Scan each line of the records for the word "this" and extract the ones that have it.
------------------------------------------------------------
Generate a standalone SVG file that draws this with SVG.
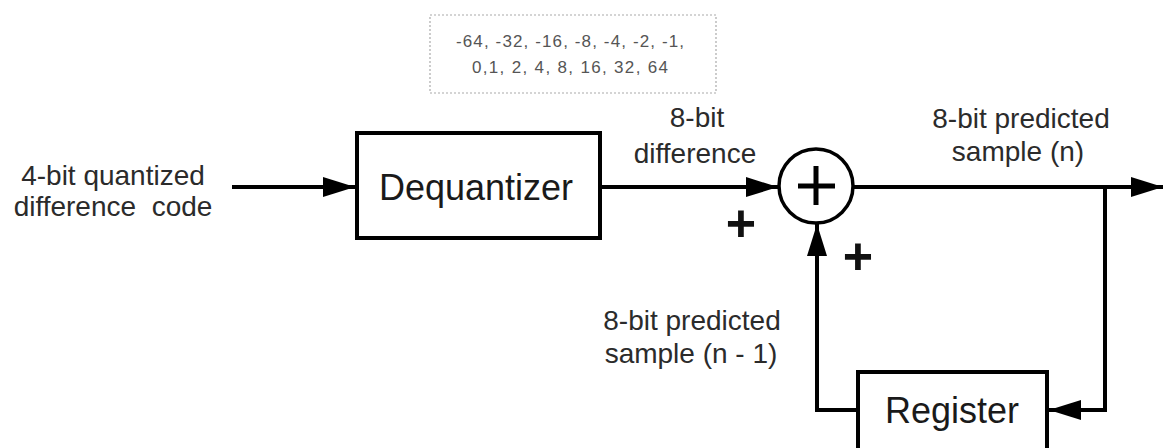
<svg xmlns="http://www.w3.org/2000/svg" width="1164" height="448" viewBox="0 0 1164 448">
  <style>
    .box { fill: #ffffff; stroke: #000000; stroke-width: 4; }
    .wire { fill: none; stroke: #000000; stroke-width: 4; }
    .lbl { font-family: "Liberation Sans", Arial, sans-serif; font-size: 28px; fill: #2b2b2b; text-anchor: middle; }
    .big { font-family: "Liberation Sans", Arial, sans-serif; font-size: 36px; fill: #1a1a1a; text-anchor: middle; }
    .sign { font-family: "Liberation Sans", Arial, sans-serif; font-size: 52px; font-weight: bold; fill: #111111; text-anchor: middle; }
    .note { font-family: "Liberation Sans", Arial, sans-serif; font-size: 17px; fill: #555555; text-anchor: middle; }
  </style>
  <defs>
    <marker id="arrow" markerUnits="userSpaceOnUse" markerWidth="34" markerHeight="22" refX="32" refY="11" orient="auto">
      <path d="M0,1 L32,11 L0,21 Z" fill="#000000"/>
    </marker>
  </defs>

  <rect width="1164" height="448" fill="#ffffff"/>

  <!-- value table of the dequantizer -->
  <g id="levels">
    <rect x="430" y="15" width="286" height="78" fill="none" stroke="#aaaaaa" stroke-width="1.2" stroke-dasharray="2 2"/>
    <text class="note" x="570" y="47" textLength="228">-64, -32, -16, -8, -4, -2, -1,</text>
    <text class="note" x="570" y="73" textLength="196">0,1, 2, 4, 8, 16, 32, 64</text>
  </g>

  <!-- connectors -->
  <g id="connectors">
    <path class="wire" d="M232,187 H355" marker-end="url(#arrow)"/>
    <path class="wire" d="M600,187 H778" marker-end="url(#arrow)"/>
    <path class="wire" d="M853,187 H1163" marker-end="url(#arrow)"/>
    <path class="wire" d="M1105,187 V410 H1049" marker-end="url(#arrow)"/>
    <path class="wire" d="M858,410 H817 V224" marker-end="url(#arrow)"/>
  </g>

  <g id="input-label">
    <text class="lbl" x="113" y="185">4-bit quantized</text>
    <text class="lbl" x="113" y="216" xml:space="preserve">difference  code</text>
  </g>

  <g id="dequantizer">
    <rect class="box" x="357" y="133" width="243" height="105"/>
    <text class="big" x="476" y="200">Dequantizer</text>
  </g>

  <g id="difference-label">
    <text class="lbl" x="697" y="127">8-bit</text>
    <text class="lbl" x="695" y="163">difference</text>
    <text class="sign" x="741" y="241">+</text>
  </g>

  <g id="adder">
    <circle cx="816" cy="186" r="37" fill="#ffffff" stroke="#000000" stroke-width="3.5"/>
    <path d="M798,186 H835 M816,166 V205" stroke="#000000" stroke-width="5" fill="none"/>
  </g>

  <g id="output-label">
    <text class="lbl" x="1021" y="128">8-bit predicted</text>
    <text class="lbl" x="1018" y="161">sample (n)</text>
  </g>

  <g id="feedback-label">
    <text class="sign" x="858" y="274">+</text>
    <text class="lbl" x="692" y="330">8-bit predicted</text>
    <text class="lbl" x="691" y="363">sample (n - 1)</text>
  </g>

  <g id="register">
    <rect class="box" x="858" y="372" width="189" height="82"/>
    <text class="big" x="952" y="423">Register</text>
  </g>
</svg>
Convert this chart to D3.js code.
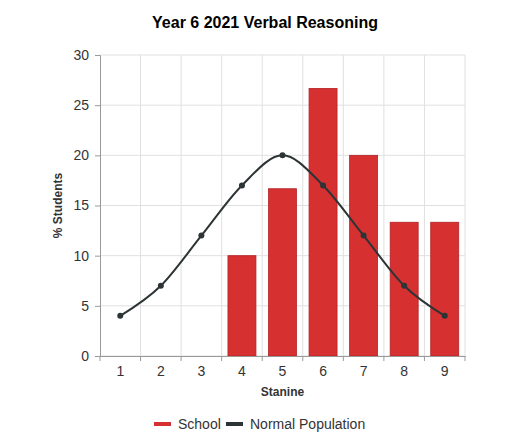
<!DOCTYPE html>
<html>
<head>
<meta charset="utf-8">
<script src="https://cdn.jsdelivr.net/npm/d3@7"></script>
<style>
  body { margin: 0; background: #fff; }
  svg { font-family: Arial, "Liberation Sans", sans-serif; }
</style>
</head>
<body>
<svg id="chart" width="530" height="447"></svg>
<script>
const stanines = ["1", "2", "3", "4", "5", "6", "7", "8", "9"];
const school = [0, 0, 0, 10, 16.67, 26.67, 20, 13.33, 13.33];
const normalPop = [4, 7, 12, 17, 20, 17, 12, 7, 4];
const yTicks = [0, 5, 10, 15, 20, 25, 30];

const margin = { top: 55, right: 65, bottom: 91, left: 100 };
const width = 530, height = 447;
const innerW = width - margin.left - margin.right;
const innerH = height - margin.top - margin.bottom;

const svg = d3.select("#chart");

// title
svg.append("text")
  .attr("x", 265).attr("y", 28)
  .attr("text-anchor", "middle")
  .style("font-size", "16px").style("font-weight", "bold")
  .text("Year 6 2021 Verbal Reasoning");

const g = svg.append("g").attr("transform", `translate(${margin.left},${margin.top})`);

const x = d3.scaleBand().domain(stanines).range([0, innerW]).paddingInner(0.31).paddingOuter(0.155);
const xBound = d3.scaleLinear().domain([0, 9]).range([0, innerW]);
const y = d3.scaleLinear().domain([0, 30]).range([innerH, 0]);

// grid
g.append("g").selectAll("line").data(yTicks).join("line")
  .attr("x1", 0).attr("x2", innerW)
  .attr("y1", d => y(d)).attr("y2", d => y(d))
  .attr("stroke", "#e0e0e0");
g.append("g").selectAll("line").data(d3.range(1, 10)).join("line")
  .attr("x1", d => xBound(d)).attr("x2", d => xBound(d))
  .attr("y1", 0).attr("y2", innerH)
  .attr("stroke", "#e0e0e0");

// bars
g.append("g").selectAll("rect").data(school).join("rect")
  .attr("x", (d, i) => x(stanines[i]))
  .attr("y", d => y(d))
  .attr("width", x.bandwidth())
  .attr("height", d => innerH - y(d))
  .attr("fill", "#d63031")
  .attr("stroke", "#b32225")
  .attr("stroke-width", 0.8)
  .style("display", d => d > 0 ? null : "none");

// axes
const yAxis = g.append("g").call(d3.axisLeft(y).tickValues(yTicks).tickSize(5).tickPadding(6));
const xAxis = g.append("g").attr("transform", `translate(0,${innerH})`)
  .call(d3.axisBottom(x).tickSize(0).tickPadding(10));
g.append("g").attr("transform", `translate(0,${innerH})`).selectAll("line")
  .data(d3.range(0, 10)).join("line")
  .attr("x1", d => xBound(d)).attr("x2", d => xBound(d))
  .attr("y1", 0).attr("y2", 5)
  .attr("stroke", "#999");
[yAxis, xAxis].forEach(a => {
  a.select(".domain").attr("stroke", "#999");
  a.selectAll(".tick line").attr("stroke", "#999");
  a.selectAll("text").style("font-size", "14px").attr("fill", "#333").style("font-family", "Arial, 'Liberation Sans', sans-serif");
});

// normal population line
const line = d3.line()
  .x((d, i) => x(stanines[i]) + x.bandwidth() / 2)
  .y(d => y(d))
  .curve(d3.curveMonotoneX);
g.append("path").datum(normalPop)
  .attr("d", line)
  .attr("fill", "none")
  .attr("stroke", "#2d3436")
  .attr("stroke-width", 2);
g.append("g").selectAll("circle").data(normalPop).join("circle")
  .attr("cx", (d, i) => x(stanines[i]) + x.bandwidth() / 2)
  .attr("cy", d => y(d))
  .attr("r", 3)
  .attr("fill", "#2d3436");

// axis titles
svg.append("text")
  .attr("x", margin.left + innerW / 2).attr("y", 396)
  .attr("text-anchor", "middle")
  .style("font-size", "12px").style("font-weight", "bold").attr("fill", "#333")
  .text("Stanine");
svg.append("text")
  .attr("transform", `translate(62,${margin.top + innerH / 2}) rotate(-90)`)
  .attr("text-anchor", "middle")
  .style("font-size", "12px").style("font-weight", "bold").attr("fill", "#333")
  .text("% Students");

// legend
const legend = svg.append("g").attr("transform", "translate(154,424)");
const items = [
  { name: "School", color: "#d63031", x: 0 },
  { name: "Normal Population", color: "#2d3436", x: 72 }
];
items.forEach(it => {
  legend.append("rect").attr("x", it.x).attr("y", -2).attr("width", 17).attr("height", 4).attr("fill", it.color);
  legend.append("text").attr("x", it.x + 24).attr("y", 5)
    .style("font-size", "14px").attr("fill", "#333").text(it.name);
});
</script>
</body>
</html>
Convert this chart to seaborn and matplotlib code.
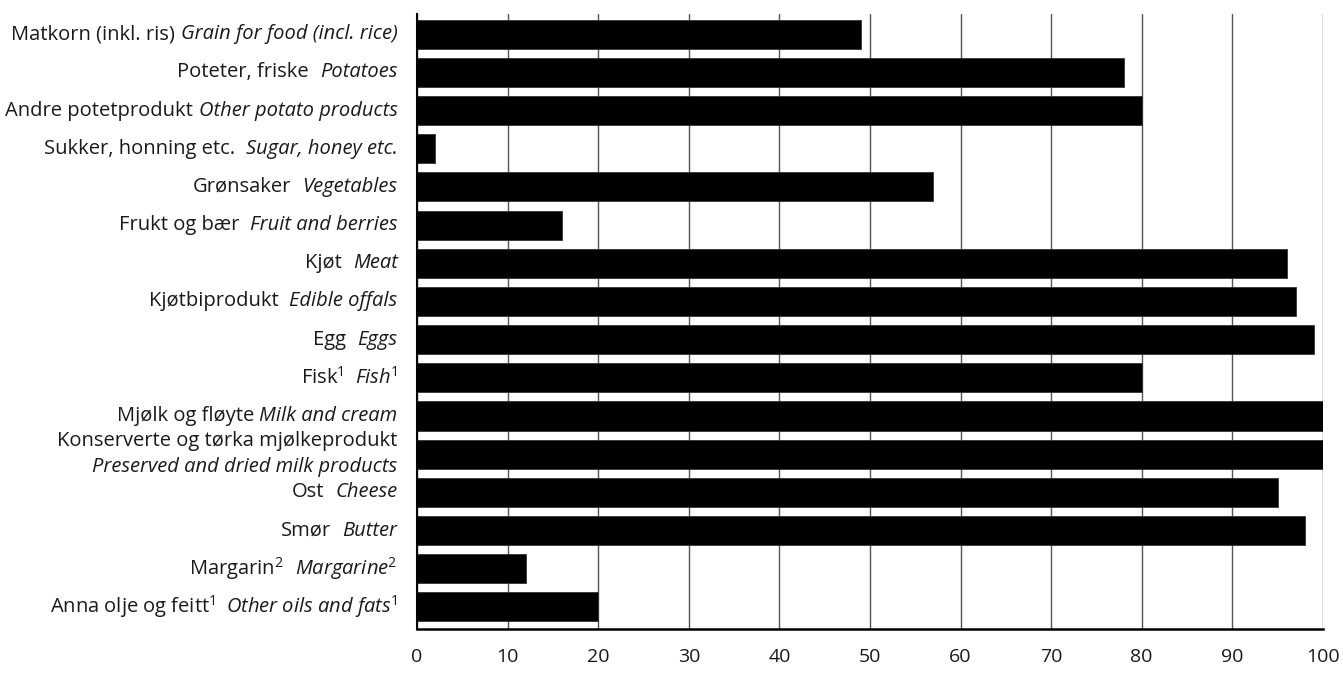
------------------------------------------------------------
## RESULT BELOW
Generate a standalone SVG file that draws this with SVG.
Convert this chart to D3.js code.
Convert this chart to seaborn and matplotlib code.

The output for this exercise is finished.